How do you configure wide area network (WAN) protocols on the interface card for a Layer 3 (L3) switch? In this...
tip, experts Puneet Mehta and Dr. David Hughes go over L3 switching and explain how it reacts in WAN environments.
Layer 3 switching
From expert Puneet Mehta
Layer 3 (L3) switching refers to a class of high-performance routers optimized for the campus LAN or intranet, providing both wire-speed Ethernet routing and switching services.
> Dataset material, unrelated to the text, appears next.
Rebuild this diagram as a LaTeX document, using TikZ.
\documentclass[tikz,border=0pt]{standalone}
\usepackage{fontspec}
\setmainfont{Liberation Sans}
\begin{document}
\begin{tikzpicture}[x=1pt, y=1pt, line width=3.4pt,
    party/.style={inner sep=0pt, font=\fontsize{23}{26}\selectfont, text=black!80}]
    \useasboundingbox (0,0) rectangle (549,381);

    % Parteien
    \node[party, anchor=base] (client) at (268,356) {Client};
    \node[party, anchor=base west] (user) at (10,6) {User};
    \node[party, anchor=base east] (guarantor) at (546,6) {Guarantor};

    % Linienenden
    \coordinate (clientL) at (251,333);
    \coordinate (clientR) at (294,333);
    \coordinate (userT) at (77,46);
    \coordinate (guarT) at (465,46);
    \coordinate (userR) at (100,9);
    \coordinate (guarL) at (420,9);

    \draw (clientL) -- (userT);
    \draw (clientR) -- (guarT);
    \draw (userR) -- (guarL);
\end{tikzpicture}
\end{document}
An L3 switch router performs the following three major functions:
- Packet switching
- Route processing
- Intelligent network services
Compared to traditional routers that are microprocessor based, L3 switch routers are faster, as they use application-specific integrated circuit (ASIC) hardware. L3 multiprotocol switches (by default) come with the feature-rich operating system, which includes Layer 3 IP static routing, RIP, RIPv2, VRRP and OSPFv2 routing protocols. Depending on the product vendor, different levels of advanced feature upgrades might be available that will enable you to take advantage of a set of additional routing protocols such as IPX, AppleTalk, DVMRP, PIM-DM/SM, RSVP and other specialized protocols consisting of IPv6, BGP4 and OSI, along with load balancing and firewall features.
On the WAN side
Again, depending on the vendor, an optional Network Services Module (NSM) with a variety of Port Interface Cards (PICs) might be available that will provide WAN connectivity for E1, T1, PRI ISDN, BRI ISDN, asynchronous and synchronous communications, frame relay and X.25. Some of them even provide a L3 IP static routing, RIP, RIPv2, VRRP and OSPFv2 routing protocols. These routing features give the device ability to not only act as a managed Layer 3 switch, but also as a fully-specified router with WAN interfaces and capabilities.
Can an L3 switch be used in a WAN environment?
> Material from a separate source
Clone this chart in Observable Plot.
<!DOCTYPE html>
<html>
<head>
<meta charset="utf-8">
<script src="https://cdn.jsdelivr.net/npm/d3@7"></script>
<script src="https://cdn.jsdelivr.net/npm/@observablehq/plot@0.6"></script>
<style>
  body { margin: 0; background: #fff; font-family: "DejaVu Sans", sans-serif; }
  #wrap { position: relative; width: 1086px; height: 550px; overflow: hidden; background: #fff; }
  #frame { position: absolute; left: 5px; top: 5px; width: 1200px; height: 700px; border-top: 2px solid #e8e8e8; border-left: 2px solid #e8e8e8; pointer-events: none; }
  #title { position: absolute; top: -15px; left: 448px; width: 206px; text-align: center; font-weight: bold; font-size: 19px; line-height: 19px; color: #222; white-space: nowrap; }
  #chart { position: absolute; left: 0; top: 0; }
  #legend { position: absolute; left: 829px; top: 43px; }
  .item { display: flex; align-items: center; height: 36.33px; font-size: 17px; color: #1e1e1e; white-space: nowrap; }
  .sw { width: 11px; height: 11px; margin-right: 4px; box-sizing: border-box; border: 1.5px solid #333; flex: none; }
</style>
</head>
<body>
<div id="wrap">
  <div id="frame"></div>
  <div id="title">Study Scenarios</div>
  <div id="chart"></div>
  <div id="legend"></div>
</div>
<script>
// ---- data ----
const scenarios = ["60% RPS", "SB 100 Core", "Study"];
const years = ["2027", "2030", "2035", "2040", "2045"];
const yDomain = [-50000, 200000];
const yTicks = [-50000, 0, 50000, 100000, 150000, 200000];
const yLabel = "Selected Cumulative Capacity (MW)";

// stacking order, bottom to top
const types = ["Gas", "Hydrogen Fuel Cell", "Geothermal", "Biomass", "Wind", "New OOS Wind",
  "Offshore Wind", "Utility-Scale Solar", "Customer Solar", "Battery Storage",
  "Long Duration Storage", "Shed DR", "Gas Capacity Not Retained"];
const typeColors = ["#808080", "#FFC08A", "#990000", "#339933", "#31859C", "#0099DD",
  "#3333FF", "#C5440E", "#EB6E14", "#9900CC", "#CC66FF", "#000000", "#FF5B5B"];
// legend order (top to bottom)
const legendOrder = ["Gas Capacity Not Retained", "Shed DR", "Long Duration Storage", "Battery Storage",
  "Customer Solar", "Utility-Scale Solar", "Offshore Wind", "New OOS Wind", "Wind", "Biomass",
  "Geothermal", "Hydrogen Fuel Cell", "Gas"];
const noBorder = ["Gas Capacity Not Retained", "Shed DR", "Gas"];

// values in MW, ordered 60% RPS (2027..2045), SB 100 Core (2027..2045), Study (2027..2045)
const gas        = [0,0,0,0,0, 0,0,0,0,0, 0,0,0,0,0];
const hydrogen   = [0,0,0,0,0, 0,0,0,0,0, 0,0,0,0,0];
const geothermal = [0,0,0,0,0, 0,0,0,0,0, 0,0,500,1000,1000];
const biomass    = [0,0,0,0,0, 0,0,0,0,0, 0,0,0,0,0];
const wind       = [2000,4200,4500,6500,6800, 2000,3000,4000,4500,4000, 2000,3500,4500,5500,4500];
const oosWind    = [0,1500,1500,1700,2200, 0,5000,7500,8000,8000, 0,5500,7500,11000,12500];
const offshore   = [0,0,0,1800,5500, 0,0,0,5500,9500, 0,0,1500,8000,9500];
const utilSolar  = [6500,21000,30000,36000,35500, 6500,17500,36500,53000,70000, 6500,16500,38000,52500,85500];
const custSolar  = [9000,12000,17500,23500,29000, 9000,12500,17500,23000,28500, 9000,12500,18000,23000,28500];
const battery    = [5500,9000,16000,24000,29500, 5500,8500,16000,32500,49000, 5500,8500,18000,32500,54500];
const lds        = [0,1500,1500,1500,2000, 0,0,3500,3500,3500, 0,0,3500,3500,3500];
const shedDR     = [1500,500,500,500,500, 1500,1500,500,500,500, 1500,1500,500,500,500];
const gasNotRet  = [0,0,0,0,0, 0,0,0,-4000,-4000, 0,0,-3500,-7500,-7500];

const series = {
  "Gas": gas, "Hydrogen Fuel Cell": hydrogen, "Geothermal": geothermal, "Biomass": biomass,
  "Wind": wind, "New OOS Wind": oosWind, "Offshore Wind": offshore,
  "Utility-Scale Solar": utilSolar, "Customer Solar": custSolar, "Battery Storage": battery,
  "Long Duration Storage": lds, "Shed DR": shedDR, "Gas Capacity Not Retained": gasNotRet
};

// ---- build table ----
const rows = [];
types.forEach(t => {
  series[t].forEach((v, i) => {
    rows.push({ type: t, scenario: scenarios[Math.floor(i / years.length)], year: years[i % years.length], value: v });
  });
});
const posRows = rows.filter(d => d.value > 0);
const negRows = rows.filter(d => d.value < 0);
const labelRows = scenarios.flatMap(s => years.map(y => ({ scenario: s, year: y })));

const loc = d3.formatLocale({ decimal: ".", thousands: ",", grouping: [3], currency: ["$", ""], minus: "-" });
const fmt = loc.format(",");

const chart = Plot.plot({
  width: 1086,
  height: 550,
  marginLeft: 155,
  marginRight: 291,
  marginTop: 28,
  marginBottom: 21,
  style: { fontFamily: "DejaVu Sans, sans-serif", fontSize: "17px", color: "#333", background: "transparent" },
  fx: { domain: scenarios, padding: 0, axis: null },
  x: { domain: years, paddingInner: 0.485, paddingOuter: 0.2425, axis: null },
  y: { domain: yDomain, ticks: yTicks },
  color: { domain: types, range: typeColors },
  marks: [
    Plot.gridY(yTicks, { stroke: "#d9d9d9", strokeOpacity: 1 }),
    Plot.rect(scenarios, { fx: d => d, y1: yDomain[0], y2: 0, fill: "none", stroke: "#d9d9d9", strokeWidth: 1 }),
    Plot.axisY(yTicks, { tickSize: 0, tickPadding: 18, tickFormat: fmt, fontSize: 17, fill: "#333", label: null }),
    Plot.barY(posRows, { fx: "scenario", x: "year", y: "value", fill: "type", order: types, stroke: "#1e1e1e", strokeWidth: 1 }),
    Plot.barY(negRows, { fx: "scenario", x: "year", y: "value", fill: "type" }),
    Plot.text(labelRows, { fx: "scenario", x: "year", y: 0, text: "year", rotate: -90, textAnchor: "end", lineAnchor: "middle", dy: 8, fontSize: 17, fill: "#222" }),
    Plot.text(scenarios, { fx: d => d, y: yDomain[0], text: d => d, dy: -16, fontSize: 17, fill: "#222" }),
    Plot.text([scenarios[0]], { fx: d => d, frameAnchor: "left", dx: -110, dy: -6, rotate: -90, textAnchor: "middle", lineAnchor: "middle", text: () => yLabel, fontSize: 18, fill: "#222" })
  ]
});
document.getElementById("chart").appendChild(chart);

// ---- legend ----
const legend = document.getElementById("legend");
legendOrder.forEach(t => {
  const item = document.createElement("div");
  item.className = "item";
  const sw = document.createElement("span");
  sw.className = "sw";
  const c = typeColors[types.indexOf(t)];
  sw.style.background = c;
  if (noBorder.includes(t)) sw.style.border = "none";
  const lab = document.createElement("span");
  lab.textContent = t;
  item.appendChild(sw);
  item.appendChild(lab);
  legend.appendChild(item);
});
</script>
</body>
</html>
From WAN optimization expert David Hughes
The answer to this question is very situation and vendor specific. Typically an L3 switch has a smaller feature set than a WAN router. Before using an L3 switch for a WAN application you will need to check the following:
- Does your L3 switch have the physical interfaces you require, such as a T1 with integrated CSU/DSU?
- Does your L3 switch provide all the software features you require?
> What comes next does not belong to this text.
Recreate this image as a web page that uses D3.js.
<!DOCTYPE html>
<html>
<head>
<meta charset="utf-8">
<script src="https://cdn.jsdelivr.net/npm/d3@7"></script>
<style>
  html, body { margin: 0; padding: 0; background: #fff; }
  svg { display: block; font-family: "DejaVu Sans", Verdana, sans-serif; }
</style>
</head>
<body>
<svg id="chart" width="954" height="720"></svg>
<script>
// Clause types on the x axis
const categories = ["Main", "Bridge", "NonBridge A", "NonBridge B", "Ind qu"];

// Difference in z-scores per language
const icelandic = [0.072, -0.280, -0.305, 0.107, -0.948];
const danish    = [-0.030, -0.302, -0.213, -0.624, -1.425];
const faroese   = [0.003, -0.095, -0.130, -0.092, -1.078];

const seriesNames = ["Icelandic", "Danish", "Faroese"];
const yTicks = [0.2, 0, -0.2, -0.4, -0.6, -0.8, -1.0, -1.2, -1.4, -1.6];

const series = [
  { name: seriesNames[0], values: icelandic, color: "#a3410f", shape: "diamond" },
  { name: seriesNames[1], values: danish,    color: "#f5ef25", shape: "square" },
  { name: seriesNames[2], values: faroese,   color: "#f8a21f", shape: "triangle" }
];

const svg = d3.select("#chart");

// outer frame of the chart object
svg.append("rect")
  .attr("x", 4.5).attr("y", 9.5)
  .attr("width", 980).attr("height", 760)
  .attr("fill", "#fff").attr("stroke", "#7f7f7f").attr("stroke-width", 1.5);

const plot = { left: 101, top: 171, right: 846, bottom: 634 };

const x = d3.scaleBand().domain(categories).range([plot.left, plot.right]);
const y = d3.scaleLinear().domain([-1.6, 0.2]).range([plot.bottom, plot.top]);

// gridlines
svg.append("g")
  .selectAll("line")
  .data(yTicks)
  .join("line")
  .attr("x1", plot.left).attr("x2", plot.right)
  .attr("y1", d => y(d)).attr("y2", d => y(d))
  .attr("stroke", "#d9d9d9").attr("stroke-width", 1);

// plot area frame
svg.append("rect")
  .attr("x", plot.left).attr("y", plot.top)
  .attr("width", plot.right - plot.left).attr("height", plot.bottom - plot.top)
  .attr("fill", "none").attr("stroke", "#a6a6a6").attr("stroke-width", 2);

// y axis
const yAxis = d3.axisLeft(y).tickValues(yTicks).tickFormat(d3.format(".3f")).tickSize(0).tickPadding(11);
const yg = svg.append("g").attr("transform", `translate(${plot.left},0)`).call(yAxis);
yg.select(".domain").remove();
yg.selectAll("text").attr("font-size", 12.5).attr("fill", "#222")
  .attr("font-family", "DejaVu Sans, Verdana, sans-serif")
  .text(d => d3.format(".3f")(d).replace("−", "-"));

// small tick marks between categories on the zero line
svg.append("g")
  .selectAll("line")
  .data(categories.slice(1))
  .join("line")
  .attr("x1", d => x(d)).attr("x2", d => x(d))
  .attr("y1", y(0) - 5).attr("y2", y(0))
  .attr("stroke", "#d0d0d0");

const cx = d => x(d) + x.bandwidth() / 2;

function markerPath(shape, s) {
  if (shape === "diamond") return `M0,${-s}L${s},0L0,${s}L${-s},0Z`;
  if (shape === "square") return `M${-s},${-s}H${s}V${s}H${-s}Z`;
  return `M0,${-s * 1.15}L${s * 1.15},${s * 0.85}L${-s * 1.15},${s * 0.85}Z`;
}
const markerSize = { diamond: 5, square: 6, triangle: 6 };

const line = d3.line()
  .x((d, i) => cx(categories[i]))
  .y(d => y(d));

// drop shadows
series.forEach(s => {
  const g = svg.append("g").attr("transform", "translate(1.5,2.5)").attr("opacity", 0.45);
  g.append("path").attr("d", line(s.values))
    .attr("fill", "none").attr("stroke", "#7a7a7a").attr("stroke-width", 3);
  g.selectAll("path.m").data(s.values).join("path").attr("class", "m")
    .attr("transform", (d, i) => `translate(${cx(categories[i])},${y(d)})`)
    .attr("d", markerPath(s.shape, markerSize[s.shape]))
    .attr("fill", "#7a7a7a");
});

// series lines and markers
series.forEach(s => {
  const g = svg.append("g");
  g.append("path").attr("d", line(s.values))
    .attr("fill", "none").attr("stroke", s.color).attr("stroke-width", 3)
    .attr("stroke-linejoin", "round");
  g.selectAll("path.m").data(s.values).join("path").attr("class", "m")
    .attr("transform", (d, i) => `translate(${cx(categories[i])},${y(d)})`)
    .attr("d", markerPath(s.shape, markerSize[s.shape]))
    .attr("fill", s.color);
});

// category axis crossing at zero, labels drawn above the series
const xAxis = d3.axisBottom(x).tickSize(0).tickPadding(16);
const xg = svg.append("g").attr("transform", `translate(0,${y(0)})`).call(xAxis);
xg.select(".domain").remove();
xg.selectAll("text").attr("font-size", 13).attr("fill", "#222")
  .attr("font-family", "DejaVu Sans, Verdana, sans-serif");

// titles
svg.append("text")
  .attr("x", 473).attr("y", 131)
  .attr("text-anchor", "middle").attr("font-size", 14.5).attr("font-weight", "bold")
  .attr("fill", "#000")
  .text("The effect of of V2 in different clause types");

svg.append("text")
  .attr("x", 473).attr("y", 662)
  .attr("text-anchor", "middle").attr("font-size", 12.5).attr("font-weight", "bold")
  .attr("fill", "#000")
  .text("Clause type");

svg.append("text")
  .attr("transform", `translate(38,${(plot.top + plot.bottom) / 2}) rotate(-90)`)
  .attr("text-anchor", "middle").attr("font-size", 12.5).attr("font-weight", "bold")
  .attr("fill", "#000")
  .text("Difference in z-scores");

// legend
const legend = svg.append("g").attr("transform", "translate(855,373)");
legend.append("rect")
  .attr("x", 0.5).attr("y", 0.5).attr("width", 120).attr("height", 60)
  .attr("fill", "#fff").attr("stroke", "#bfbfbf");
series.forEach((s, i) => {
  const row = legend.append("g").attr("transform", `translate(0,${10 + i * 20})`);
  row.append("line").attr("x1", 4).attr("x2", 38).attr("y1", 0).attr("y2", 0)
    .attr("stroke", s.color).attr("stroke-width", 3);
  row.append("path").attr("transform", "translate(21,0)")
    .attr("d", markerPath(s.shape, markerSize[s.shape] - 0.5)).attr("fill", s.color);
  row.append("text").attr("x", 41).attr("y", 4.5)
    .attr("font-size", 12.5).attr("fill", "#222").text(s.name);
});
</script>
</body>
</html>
Some examples include frame relay and MPLS support, packet fragmentation and interleave for VoIP, header compression, firewall capabilities, etc. The features that matter most will depend on your individual situation. In general, most people prefer to buy a full featured WAN router as opposed to using an L3 switch so they don't have to worry about being caught without key features.